Remember those sweet little girls, wearing tu-tu skirts, dressed in pink – whose eyes used to light up the minute you walked into the room? Umm, and, where the heck did they go?

For every parent that is raising teenage daughters it is easy to sit back and wonder in retrospect where the years have gone and why things had to change at all. Just yesterday, they were delighted to sit in your lap and read books, and now your house is filled with hormonal changes that could give the most stable parent whiplash.

The truth is that being a girl is hard enough, but being a teenage girl is even harder. There is a ton of pressure on girls these days to grow up fast and many parents find that their daughters are growing up way too fast.
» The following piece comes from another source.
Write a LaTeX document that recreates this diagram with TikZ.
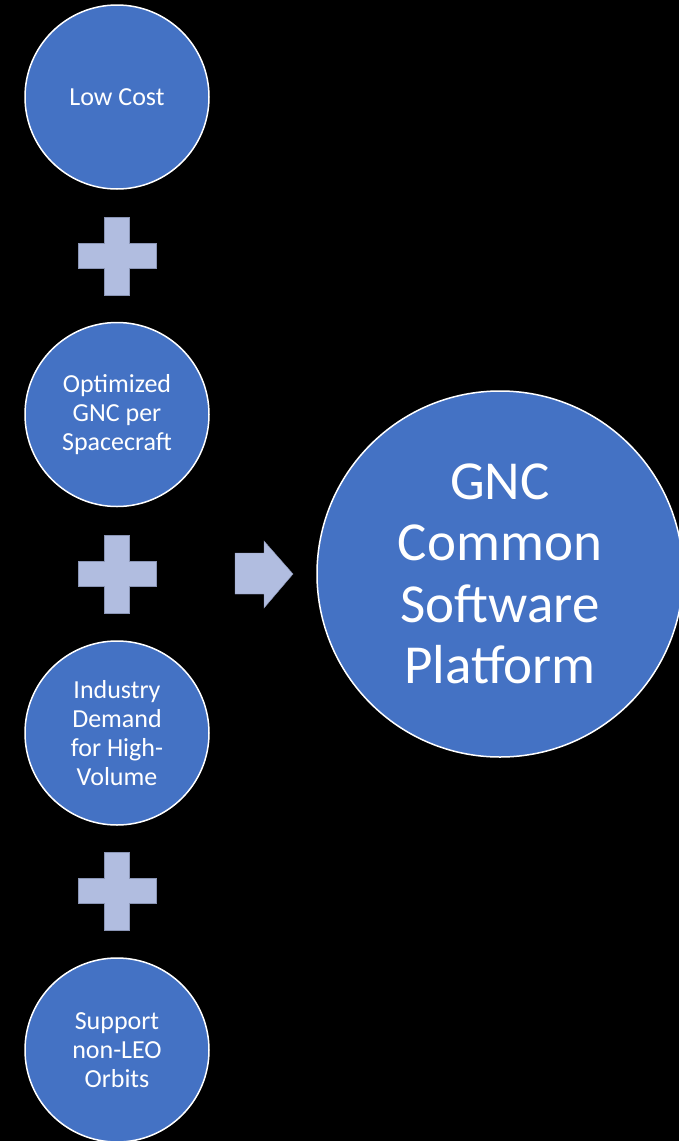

If it isn’t trouble with boys, or girlfriends (who are mean and wicked to say the least), its concerns about their appearance, their grades, their hair, their clothes, or their period that keep them acting testy. And in their defense, the world that they live in is vastly different from the world that you, as a parent lived in as a teen.

There is no easy way to navigate these years. The best advice that parents can be given is to stick to their guns, to raise their girls with morals, to ALWAYS remain a parent rather than a friend, and to pray. A lot. The goal in raising any child, whether male or female is to foster the kind of independence that will make them a productive member of society one day. You want to be able to instill values in your child that will make them adept at solving their own problems and meandering through live potentially unscathed. With girls, this is a very difficult endeavor.

And while you have to always be the parent instead of the friend, it is best to proceed with compassion when you are raising teenage daughters. While boys have minimal changes and don’t have to worry about periods or whether their boobs are big enough to not be teased – girls do. These concerns and worries are all-encompassing for females and can be a big reason why your daughter acts so schizophrenic. It is this inner desire to learn to accept them selves that makes their life full of turmoil. Easily enough the best way to help them love themselves and be self-confident is to love them just the way they are. This doesn’t mean that you are going to particularly LIKE the eye rolling, slamming doors, shoulder shrugging and ease of tears that often accompany this age group – but you have to be able to accept it.

Even trickier is the fact that girls utilize all of these changes and the innate ‘need to be understood,’ as a way to manipulate parents. If they say they hate you, or treat you as if you are an embarrassment to them, you are probably doing your job properly. And you cannot use your own misgivings about them ‘not liking’ you anymore as a platform for them to manipulate you. Girls are really good at manipulating mom and dad with guilt in order to get their way. Stick to your guns. The bottom line is that they do love you, need you more now than ever and one day will appreciate the fact that you were not their doormat. The parents who become doormats not only suffer from this behavior, but their daughters do as well.

There is an old saying that says the reason little girls is so cute in the beginning of their life is only to draw in the undying phase of parental love. While you still see the curly headed bubbly little girl who used to twirl around the living room and give you sloppy kisses on your cheek, the truth is she is growing up. And during her most monstrous moments, when you are wondering if it is reasonable to eat your young (or send her away to boot camp), it is that glimmer of cuteness from yesterday that keeps you on your toes and forces you to do the right thing for your daughter.

No matter how big your teenager is getting, and no matter how well (or unwell) she is handling her life – she needs you to be a constant wave of support and consistency. If she sees you wavering in any direction – you will be set on a course for disaster. The good news is that this phase too, shall pass. Just like when she wasn’t able to get rid of her pacifier and you walked her through this heartbreak, she will need you to walk her through the heartbreaks of the teenage years.

Remember, your teenager does not have the ability to see around corners. She doesn’t really know what is ahead of her and even though she may think she knows everything, while you know squat – the opposite is always true. The girls whose parents continually fight for their survival, who make it their number one priority to stay involved (even when the daughters act as if they don’t want them around) raise the happiest, most self-confident, successful woman in this world. It is YOU who gives them their wings and it is YOU who teaches them how to fly. If there are a few crashes in the middle, and everybody survives…count your blessings. She is and always will be your little girl.